Site pictogram

Tips voor het rijden van lange afstanden op de motor

lange afstanden rijden met de motor

Ongetwijfeld leg jij als motorrijder wel eens lange afstanden af. Of je nou een dagje in Nederland wilt gaan toeren of op vakantie gaat. Hoe hou je dat het beste vol en hoe weet je wanneer je te lang aan het rijden bent? Hier zijn vijf handige tips op een rij. Het rijden van lange afstanden op de motor doe je vast niet iedere dag. Het is daarom belangrijk om je goed voor te bereiden op een lange motorrit. Het voordeel daarvan is dat je plezieriger rijdt en je bewaakt de veiligheid van jezelf en die van anderen.

#1. Kies de juiste motor

Een toermotor is niet perse gemaakt voor lange afstanden, maar zijn praktisch om veel bagage te kunnen meenemen. De meeste (Harley) motoren zijn prima geschikt om lange afstanden te rijden. Het gaat er met name om dat er gewicht in zit en dat de motor veel vermogen heeft waar je goed lange ritten mee kunt maken. Ook is het belangrijk dat je een goed zadel hebt. Als een zadel op het eerste gevoel hard aanvoelt, heb je een goed zadel te pakken. Wanneer je in een zadel wegzakt, ga je automatisch in een bepaalde houding zitten die je op den duur gaat opbreken.

#2. Zorg voor een goede voorbereiding

Voor een goede voorbereiding heb je oordopjes nodig. Tijdens de lange afstanden kun je last krijgen van het geluid van de rijwind. Dus niet perse van het geluid van je motor. Het gefluit van de wint kan zelfs je gehoor beschadigen als je je oren niet goed beschermt. Ook is het handig om je route vooraf uit te stippelen. De route kun je natuurlijk ook gemakkelijk in je GPS in typen, maar een papieren kaart heeft toch wel wat. Je vindt dan de mooiste weggetjes met veel bochten. Daarbij sla je de route op deze manier beter op. Verder is het verstandig om een goede Harley Davidson Jas aan te hebben of bij te hebben. Je weet maar nooit wat voor weer je aantreft in de verschillende landen.

#3. Neem regelmatig pauze

Door regelmatig pauze te nemen, is dat niet alleen goed voor jezelf maar ook voor andere verkeersdeelnemers. Je kunt dan wat eten, drinken, je benen strekken en je rust pakken. Als je moe begint te worden, is het tijd voor een pauze. Bij zo’n break neem je ongeveer 20 minuten rust per stop, waarbij je op die manier genoeg bent uitgerust om weer verder te gaan met je reis.
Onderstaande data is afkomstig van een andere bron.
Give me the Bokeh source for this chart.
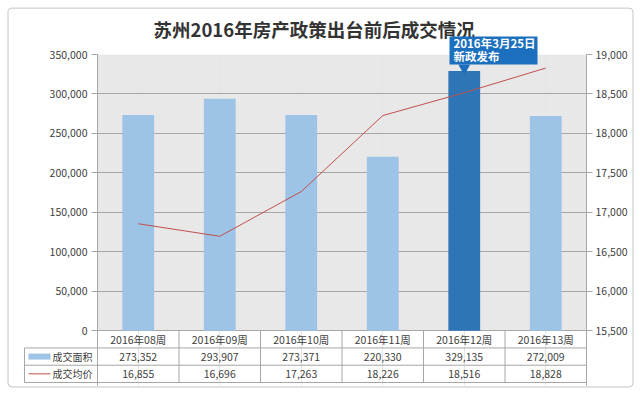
from bokeh.plotting import figure
from bokeh.models import Range1d, LinearAxis, FixedTicker, NumeralTickFormatter
from bokeh.core.properties import value
from bokeh.embed import file_html
from bokeh.resources import INLINE

# ---------------- data ----------------
TITLE = "苏州2016年房产政策出台前后成交情况"
WEEKS = ["2016年08周", "2016年09周", "2016年10周", "2016年11周", "2016年12周", "2016年13周"]
AREA = [273352, 293907, 273371, 220330, 329135, 272009]
PRICE = [16855, 16696, 17263, 18226, 18516, 18828]
SERIES_NAMES = ["成交面积", "成交均价"]
LEFT_TICKS = [0, 50000, 100000, 150000, 200000, 250000, 300000, 350000]
RIGHT_TICKS = [15500, 16000, 16500, 17000, 17500, 18000, 18500, 19000]
HIGHLIGHT = "2016年12周"
CALLOUT_LINES = ["2016年3月25日", "新政发布"]

# ---------------- layout (page pixels) ----------------
W, H = 640, 395
FL, FR = 97, 586      # plot area left/right
FT, FB = 53, 385      # frame top / bottom
Y0 = 330              # zero line of plot area
TB = 382              # table bottom
LEG_L = 24            # legend column left
BOX = (7, 633, 6, 387)  # outer chart border: left, right, top, bottom
TITLE_L = 153

FONT_NAME = "Noto Sans CJK SC"
FONT = value(FONT_NAME)
TXT = "#404040"
GRID = "#a6a6a6"
LIGHT = "#9dc3e6"
DARK = "#2e75b6"
RED = "#c0504d"
CALL = "#1b6fbd"

n = len(WEEKS)
xs = list(range(n))
ppx = (FR - FL) / n
def xpx(px):
    return -0.5 + (px - FL) / ppx

sy = (LEFT_TICKS[-1] - LEFT_TICKS[0]) / (Y0 - FT)
y_range = Range1d(LEFT_TICKS[0] - (FB - Y0) * sy, LEFT_TICKS[-1])
sp = (RIGHT_TICKS[-1] - RIGHT_TICKS[0]) / (Y0 - FT)
price_range = Range1d(RIGHT_TICKS[0] - (FB - Y0) * sp, RIGHT_TICKS[-1])
rows = 3
st = rows / (TB - Y0)
tbl_range = Range1d((TB - FB) * st, (TB - FT) * st)
def ypx(px):
    return (TB - px) * st

p = figure(width=W, height=H, x_range=Range1d(-0.5, n - 0.5), y_range=y_range,
           output_backend="svg", toolbar_location=None, tools="", x_axis_location=None,
           min_border_left=FL, min_border_right=W - FR,
           min_border_top=FT, min_border_bottom=H - FB)
p.extra_y_ranges = {"price": price_range, "tbl": tbl_range}
p.outline_line_color = None
p.background_fill_color = "white"
p.border_fill_color = "white"

# title
p.title.text = TITLE
p.title.align = "left"
p.title.offset = TITLE_L - FL
p.title.text_font = FONT_NAME
p.title.text_font_size = "18.5px"
p.title.text_font_style = "bold"
p.title.text_color = "#333333"
p.title.standoff = 26

# plot area background
p.quad(left=[-0.5], right=[n - 0.5], bottom=[LEFT_TICKS[0]], top=[LEFT_TICKS[-1]],
       fill_color="#e8e8e8", line_color=None, level="image")

p.ygrid.ticker = FixedTicker(ticks=LEFT_TICKS)
p.ygrid.grid_line_color = GRID

# bars + line
colors = [DARK if w == HIGHLIGHT else LIGHT for w in WEEKS]
p.vbar(x=xs, top=AREA, bottom=0, width=0.39, fill_color=colors, line_color=None)
p.line(xs, PRICE, y_range_name="price", line_color=RED, line_width=1)

# axes
def style_axis(ax):
    ax.axis_line_color = GRID
    ax.major_tick_line_color = GRID
    ax.major_tick_out = 6
    ax.major_tick_in = 0
    ax.minor_tick_line_color = None
    ax.major_label_text_font = FONT_NAME
    ax.major_label_text_font_size = "10.5px"
    ax.major_label_text_color = TXT
    ax.major_label_standoff = 4

ya = p.yaxis[0]
ya.ticker = FixedTicker(ticks=LEFT_TICKS)
ya.formatter = NumeralTickFormatter(format="0,0")
style_axis(ya)
ra = LinearAxis(y_range_name="price", ticker=FixedTicker(ticks=RIGHT_TICKS),
                formatter=NumeralTickFormatter(format="0,0"))
style_axis(ra)
ra.major_label_standoff = 3
p.add_layout(ra, "right")

# table grid inside plot frame
p.segment(x0=[-0.5] * rows, x1=[n - 0.5] * rows, y0=list(range(rows)), y1=list(range(rows)),
          y_range_name="tbl", line_color=GRID, line_width=1)
vx = [i - 0.5 for i in range(1, n)]
p.segment(x0=vx, x1=vx, y0=[0] * len(vx), y1=[rows] * len(vx),
          y_range_name="tbl", line_color=GRID, line_width=1)

# table texts
p.text(x=xs, y=[2.5] * n, text=WEEKS, y_range_name="tbl", text_align="center",
       text_baseline="middle", text_font=FONT, text_font_size="10.5px", text_color=TXT)
p.text(x=xs, y=[1.5] * n, text=[f"{v:,}" for v in AREA], y_range_name="tbl", text_align="center",
       text_baseline="middle", text_font=FONT, text_font_size="10.5px", text_color=TXT)
p.text(x=xs, y=[0.5] * n, text=[f"{v:,}" for v in PRICE], y_range_name="tbl", text_align="center",
       text_baseline="middle", text_font=FONT, text_font_size="10.5px", text_color=TXT)

# legend column (outside plot frame)
lx = xpx(LEG_L)
p.segment(x0=[lx] * 3, x1=[-0.5] * 3, y0=[0, 1, 2], y1=[0, 1, 2], y_range_name="tbl",
          line_color=GRID, level="overlay")
p.segment(x0=[lx], x1=[lx], y0=[0], y1=[2], y_range_name="tbl", line_color=GRID, level="overlay")
p.quad(left=[xpx(28)], right=[xpx(50)], bottom=[1.5 - 3 * st], top=[1.5 + 3 * st],
       y_range_name="tbl", fill_color=LIGHT, line_color=None, level="overlay")
p.segment(x0=[xpx(28)], x1=[xpx(50)], y0=[0.5], y1=[0.5], y_range_name="tbl",
          line_color=RED, line_width=1, level="overlay")
p.text(x=[xpx(52)] * 2, y=[1.5, 0.5], text=SERIES_NAMES, y_range_name="tbl",
       text_align="left", text_baseline="middle", text_font=FONT, text_font_size="10px",
       text_color=TXT, level="overlay")

# callout anchored on the highlighted bar
hi = WEEKS.index(HIGHLIGHT)
p.scatter(x=[hi], y=[AREA[hi] + 3 * sy], marker="inverted_triangle", size=12,
          fill_color=CALL, line_color=None)
p.quad(left=[hi - 14.75 / ppx], right=[hi + 73.25 / ppx],
       bottom=[AREA[hi] + 6.5 * sy], top=[AREA[hi] + 34.5 * sy],
       fill_color=CALL, line_color=None, level="overlay")
p.text(x=[hi] * 2, y=[AREA[hi]] * 2, text=CALLOUT_LINES, x_offset=-10.75, y_offset=[-27.5, -14.5],
       text_align="left", text_baseline="middle", text_color="white",
       text_font=FONT, text_font_size="11.5px", text_font_style="bold", level="overlay")

# outer chart border
p.quad(left=[xpx(BOX[0] + 0.5)], right=[xpx(BOX[1] - 0.5)],
       top=[ypx(BOX[2] + 0.5)], bottom=[ypx(BOX[3] - 0.5)], y_range_name="tbl",
       fill_color=None, line_color="#c4c4c4", line_width=1, border_radius=4, level="overlay")

open("out.html", "w").write(file_html(p, INLINE))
#4. Bezoek tijdig een tankstation

Wanneer je nog ongeveer één liter in de tank hebt, is het tijd om te tanken. In het buitenland weet je namelijk niet wanneer je weer een tankstation tegenkomt. In sommige landen en gebieden zijn tankstations schaars. Handig is ook om contant geld mee te nemen, omdat je niet overal kunt pinnen.

#5. Maak niet te veel kilometers op een dag

Wellicht is dit wel het belangrijkste punt. Stel jezelf de vraag: hoeveel kilometer ga ik per dag rijden? Af en toe je benen strekken en tussenstops heb je vast al ingepland. Alles bij elkaar genomen, moet je rekenen op maximaal 500 tot 800 kilometer per dag. Hierdoor blijf je tot het eind van de rit geconcentreerd. Ook kun je aan het eind van de dag voldaan een terrasje pakken. Let op: Ga je meerdere dagen toeren? Kijk dan wanneer je een ‘rustdag’ kan plannen, waarbij je een kortere afstand aflegt.